Mit viel Witz beschreibt Astrid Hess die großen und kleinen Alltagsbegebenheiten, den ganz normalen Wahnsinn, der sich in vielen Familien tagtäglich zwischen Kochtopf und Kindergarten abspielt. Astrid Hess charakterisiert ihre Romanfiguren ehrlich und schonungslos. Ihre Sprache ist klar und einfach, und genau dass macht das Lesen zu einem Vergnügen. In der Geschichte findet sich jeder in irgendeiner Weise wieder. Mimi, die adipöse Tischnachbarin Paulas, begegnet einem schon mal auf dem Ingolstädter Viktualienmarkt. Wenn man Glück hat, auch die sympathische Autorin selbst, denn Astrid Hess ist eine waschechte Schanzerin, auch wenn sie seit sieben Jahren mit ihrer Familie in Geisenfeld wohnt.

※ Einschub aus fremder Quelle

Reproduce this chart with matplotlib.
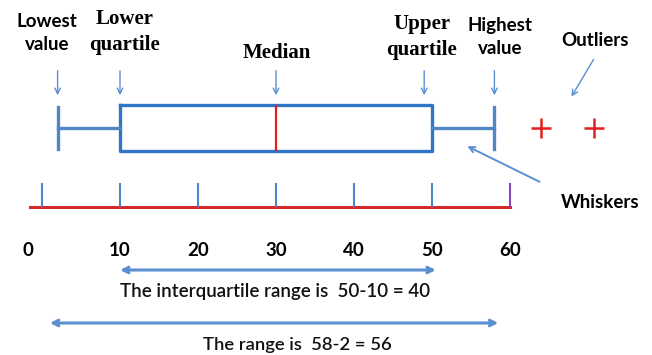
import matplotlib
matplotlib.use("Agg")
import matplotlib.pyplot as plt

# ------------------------------------------------------
# Data
# ------------------------------------------------------

lowest = 2
lower_q = 10
median = 30
upper_q = 50
highest = 58
outliers = [64, 70.8]

tick_values = [0, 10, 20, 30, 40, 50, 60]
tick_labels = ["0", "10", "20", "30", "40", "50", "60"]

iqr_text = "The interquartile range is  50-10 = 40"
range_text = "The range is  58-2 = 56"

# ------------------------------------------------------
# Styles
# ------------------------------------------------------

box_blue = "#2f77c6"
whisk_blue = "#4f86c6"
arrow_blue = "#5b8fd0"
red = "#e41e1e"
sans = ["Lato", "DejaVu Sans"]
serif = ["Liberation Serif", "DejaVu Serif"]

fig = plt.figure(figsize=(6.52, 3.55), dpi=100)
ax = fig.add_axes([0, 0, 1, 1])
ax.set_xlim(-5.385, 78.205)
ax.set_ylim(355, 0)
ax.axis("off")

# ------------------------------------------------------
# Box plot
# ------------------------------------------------------

stats = [dict(med=median, q1=lower_q, q3=upper_q,
              whislo=lowest, whishi=highest, fliers=outliers)]
ax.bxp(stats, positions=[128], widths=[46], capwidths=[42],
       orientation="horizontal", manage_ticks=False,
       boxprops=dict(color=box_blue, lw=2.4),
       medianprops=dict(color=red, lw=1.6),
       whiskerprops=dict(color=whisk_blue, lw=2.4),
       capprops=dict(color=whisk_blue, lw=2.4),
       flierprops=dict(marker="+", markeredgecolor=red,
                       markersize=14, markeredgewidth=1.8))

# ------------------------------------------------------
# Number line
# ------------------------------------------------------

ax.plot([tick_values[0] - 1.6, tick_values[-1]], [207, 207],
        color="#d42a2a", lw=2.2)
for i, v in enumerate(tick_values):
    c = "#8a45c0" if i == len(tick_values) - 1 else "#4a86c8"
    ax.plot([v, v], [184, 206], color=c, lw=1.5)
    ax.text(v - 1.8 if v == 0 else v, 250, tick_labels[i],
            ha="center", va="center",
            fontsize=13.5, fontweight="bold", family=sans)

# ------------------------------------------------------
# Labels with small arrows
# ------------------------------------------------------

labels = [
    (lowest, 0.6, 33, "Lowest\nvalue", sans, 13.5),
    (lower_q, 10.6, 32, "Lower\nquartile", serif, 15),
    (median, 30.1, 53, "Median", serif, 15),
    (upper_q - 1, 48.7, 37, "Upper\nquartile", serif, 15),
    (highest, 58.7, 37, "Highest\nvalue", sans, 13.5),
]
for v, tx, ty, txt, fam, fs in labels:
    ax.text(tx, ty, txt, ha="center", va="center",
            fontsize=fs, fontweight="bold", family=fam, linespacing=1.45)
    ax.annotate("", xy=(v, 98), xytext=(v, 68),
                arrowprops=dict(arrowstyle="->", color=arrow_blue, lw=1.0))

ax.text(70.9, 40, "Outliers", ha="center", va="center",
        fontsize=13.5, fontweight="bold", family=sans)
ax.annotate("", xy=(67.7, 99), xytext=(70.9, 57),
            arrowprops=dict(arrowstyle="->", color=arrow_blue, lw=1.0))

ax.text(71.5, 202, "Whiskers", ha="center", va="center",
        fontsize=13.5, fontweight="bold", family=sans)
ax.annotate("", xy=(54.2, 145), xytext=(64.1, 183),
            arrowprops=dict(arrowstyle="->", color=arrow_blue, lw=1.4))

# ------------------------------------------------------
# Range arrows
# ------------------------------------------------------

ax.annotate("", xy=(lower_q, 270), xytext=(upper_q + 0.5, 270),
            arrowprops=dict(arrowstyle="<->", color=arrow_blue, lw=2.2,
                            shrinkA=0, shrinkB=0))
ax.text(29.9, 292, iqr_text, ha="center", va="center",
        fontsize=13.5, fontweight="semibold", family=sans, color="#111111")

ax.annotate("", xy=(lowest - 1, 323), xytext=(highest + 0.5, 323),
            arrowprops=dict(arrowstyle="<->", color=arrow_blue, lw=2.2,
                            shrinkA=0, shrinkB=0))
ax.text(32.7, 345, range_text, ha="center", va="center",
        fontsize=13.3, fontweight="semibold", family=sans, color="#111111")

fig.savefig("out.png", dpi=100)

Aufgewachsen im Piusviertel (Hess: "Damals hat es da noch keine Hochhäuser gegeben, überall waren Felder") hat sie bei Salamander in der Ludwigstraße ihre Lehre als Einzelhandelskauffrau gemacht. Zehn Jahre arbeitete sie beim Drogeriemarkt Müller, 1994 wechselte sie in die Verwaltung der Universität Eichstätt-Ingolstadt. Zehn Jahre hat sich Astrid Hess während der Elternzeit von der Uni freistellen lassen. In dieser Zeit arbeitete sie auf 400-Euro-Basis als Aushilfe bei der Firma Misslbeck, wo ihr Mann als EDV-Leiter tätig ist. Jetzt ist sie wieder als Verwaltungsangestellte bei der Uni. Mit 40 hat sie erst die Ausbildung zur Bürokauffrau gemacht. Am Burn-out-Syndrom litt sie übrigens nie.

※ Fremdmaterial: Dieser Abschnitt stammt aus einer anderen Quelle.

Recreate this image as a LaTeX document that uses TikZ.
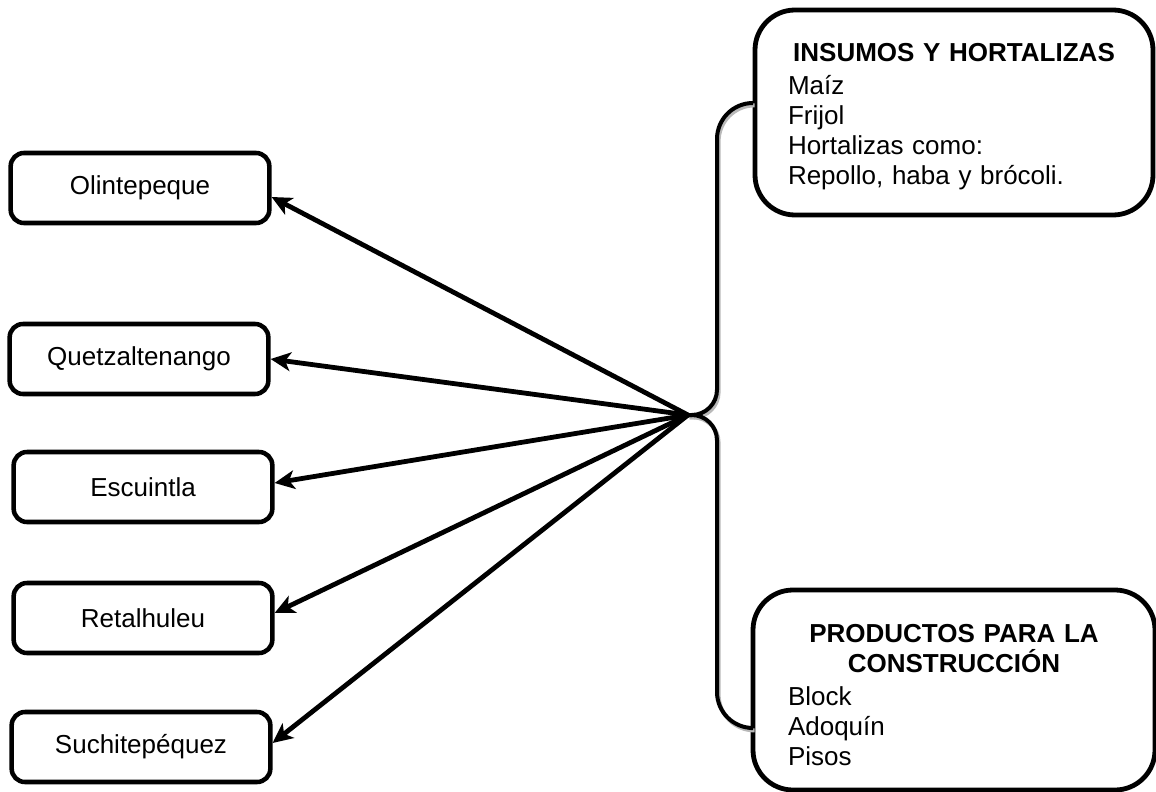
\documentclass[tikz,border=0pt]{standalone}
\usepackage{fontspec}
\setmainfont{Liberation Sans}
\usetikzlibrary{arrows.meta,calc}
\begin{document}
\begin{tikzpicture}[x=0.75pt,y=-0.75pt,
  every node/.style={font=\fontsize{19.5pt}{22.5pt}\selectfont},
  place/.style={draw, line width=3.4pt, rounded corners=10pt,
    minimum width=194pt, minimum height=52.5pt, inner sep=0pt},
  groupbox/.style={draw, line width=3.6pt, rounded corners=30pt, inner sep=0pt},
  grouptext/.style={inner sep=0pt, text width=249pt, align=left},
  link/.style={line width=3.6pt, -{Stealth[length=15pt,width=14pt,inset=4pt]}},
  bracket/.style={line width=3pt, black},
  bracketshade/.style={line width=3pt, gray!55,
    transform canvas={xshift=1.2pt,yshift=-1.8pt}},
]
\useasboundingbox (0,0) rectangle (1156,792);

% destinations
\node[place] (olin)  at (140,188) {Olintepeque};
\node[place] (quetz) at (139,359) {Quetzaltenango};
\node[place] (escu)  at (143,487) {Escuintla};
\node[place] (reta)  at (143,618) {Retalhuleu};
\node[place] (suchi) at (141,747) {Suchitepéquez};

% product groups
\node[groupbox, minimum width=298.5pt, minimum height=153.75pt] (ins) at (954,112.5) {};
\node[grouptext] (instext) at ($(ins.center)+(0,4)$)
  {\centerline{\bfseries INSUMOS Y HORTALIZAS}\vspace{2.25pt}
   Maíz\\Frijol\\Hortalizas como:\\Repollo, haba y brócoli.};
\node[groupbox, minimum width=301.5pt, minimum height=150pt] (prod) at (954,690) {};
\node[grouptext] (prodtext) at ($(prod.center)+(0,5)$)
  {\centerline{\bfseries PRODUCTOS PARA LA}
   \centerline{\bfseries CONSTRUCCIÓN}\vspace{2.25pt}
   Block\\Adoquín\\Pisos};

% brace joining the two groups
\coordinate (hub) at (688,415);
\coordinate (bt) at (ins.west |- 0,103);
\coordinate (bb) at (prod.west |- 0,728);
\coordinate (bu) at (717,300);
\coordinate (bl) at (717,550);
\foreach \st in {bracketshade,bracket}{
  \draw[\st] (bt) [rounded corners=27pt] -| (bu) [rounded corners=19pt] |- (hub);
  \draw[\st] (hub) [rounded corners=19pt] -| (bl) [rounded corners=27pt] |- (bb);
}

% arrows to each destination
\draw[link] (hub) -- ($(olin.east)+(0,9)$);
\draw[link] (hub) -- (quetz.east);
\draw[link] (hub) -- ($(escu.east)+(0,-4)$);
\draw[link] (hub) -- ($(reta.east)+(0,-5)$);
\draw[link] (hub) -- ($(suchi.east)+(0,-4)$);
\end{tikzpicture}
\end{document}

Auch, wenn sie im Leben schon einiges durchgemacht hat. Astrid Hess ist zum zweiten Mal verheiratet. Als ihre mittlerweile erwachsene Tochter vier Jahre alt war, "sind wir bei Nacht und Nebel ausgezogen". Für Astrid Hess war das "eine ganz schlimme Zeit". Nicht zuletzt daher rührt auch ihr soziales Engagement für den Münchener Verein "Horizont", der obdachlose Kinder und deren Mütter unterstützt. Ein Teil des Bucherlöses kommt dem Verein zugute.

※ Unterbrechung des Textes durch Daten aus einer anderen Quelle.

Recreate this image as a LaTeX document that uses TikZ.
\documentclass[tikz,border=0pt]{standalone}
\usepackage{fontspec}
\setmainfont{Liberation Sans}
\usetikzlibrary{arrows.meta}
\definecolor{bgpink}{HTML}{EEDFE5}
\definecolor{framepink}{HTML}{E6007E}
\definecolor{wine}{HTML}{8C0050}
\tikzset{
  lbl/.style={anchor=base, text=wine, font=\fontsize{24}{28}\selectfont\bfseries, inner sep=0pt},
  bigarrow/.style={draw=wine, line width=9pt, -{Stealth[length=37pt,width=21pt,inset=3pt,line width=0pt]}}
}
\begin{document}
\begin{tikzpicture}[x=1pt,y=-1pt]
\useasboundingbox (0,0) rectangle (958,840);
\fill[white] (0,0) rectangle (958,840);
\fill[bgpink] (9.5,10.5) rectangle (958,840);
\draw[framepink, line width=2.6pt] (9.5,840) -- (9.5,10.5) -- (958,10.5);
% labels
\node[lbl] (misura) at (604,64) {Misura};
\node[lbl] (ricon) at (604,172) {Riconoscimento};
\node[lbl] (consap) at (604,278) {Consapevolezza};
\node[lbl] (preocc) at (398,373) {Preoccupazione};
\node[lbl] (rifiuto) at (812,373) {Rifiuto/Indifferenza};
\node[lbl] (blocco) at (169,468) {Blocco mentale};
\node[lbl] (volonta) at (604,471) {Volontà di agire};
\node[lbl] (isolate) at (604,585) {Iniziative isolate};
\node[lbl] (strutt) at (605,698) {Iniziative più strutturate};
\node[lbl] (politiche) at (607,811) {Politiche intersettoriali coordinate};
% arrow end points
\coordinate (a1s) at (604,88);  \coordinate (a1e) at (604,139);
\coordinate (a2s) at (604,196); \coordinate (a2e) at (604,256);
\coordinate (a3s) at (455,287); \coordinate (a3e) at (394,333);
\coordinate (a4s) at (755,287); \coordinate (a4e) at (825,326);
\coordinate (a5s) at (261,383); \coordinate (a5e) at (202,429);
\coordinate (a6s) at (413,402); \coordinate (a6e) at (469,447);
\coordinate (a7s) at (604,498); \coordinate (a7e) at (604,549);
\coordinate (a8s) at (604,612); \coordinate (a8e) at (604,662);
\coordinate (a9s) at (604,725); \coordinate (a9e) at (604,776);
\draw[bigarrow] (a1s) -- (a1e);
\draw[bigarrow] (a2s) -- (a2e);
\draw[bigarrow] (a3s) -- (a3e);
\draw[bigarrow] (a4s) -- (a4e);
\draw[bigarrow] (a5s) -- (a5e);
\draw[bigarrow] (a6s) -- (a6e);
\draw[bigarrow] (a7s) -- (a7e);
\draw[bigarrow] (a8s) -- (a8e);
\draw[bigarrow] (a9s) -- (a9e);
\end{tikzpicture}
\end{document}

Wenn sie nicht gerade eine Lesung hält, in der Uni arbeitet, für ihre Familie da ist oder durch Ingolstadt schlendert, sitzt Astrid Hess übrigens schon wieder am Computer. Sie arbeitet an einem Fortsetzungsroman. Die ersten drei Kapitel sind schon fertig. Man darf gespannt sein, wie es mit Paula und ihrer Familie weitergeht.

Astrid Hess "Der Kurschatten", 244 Seiten, erschienen im Spielberg Verlag Regensburg, 12,90 Euro.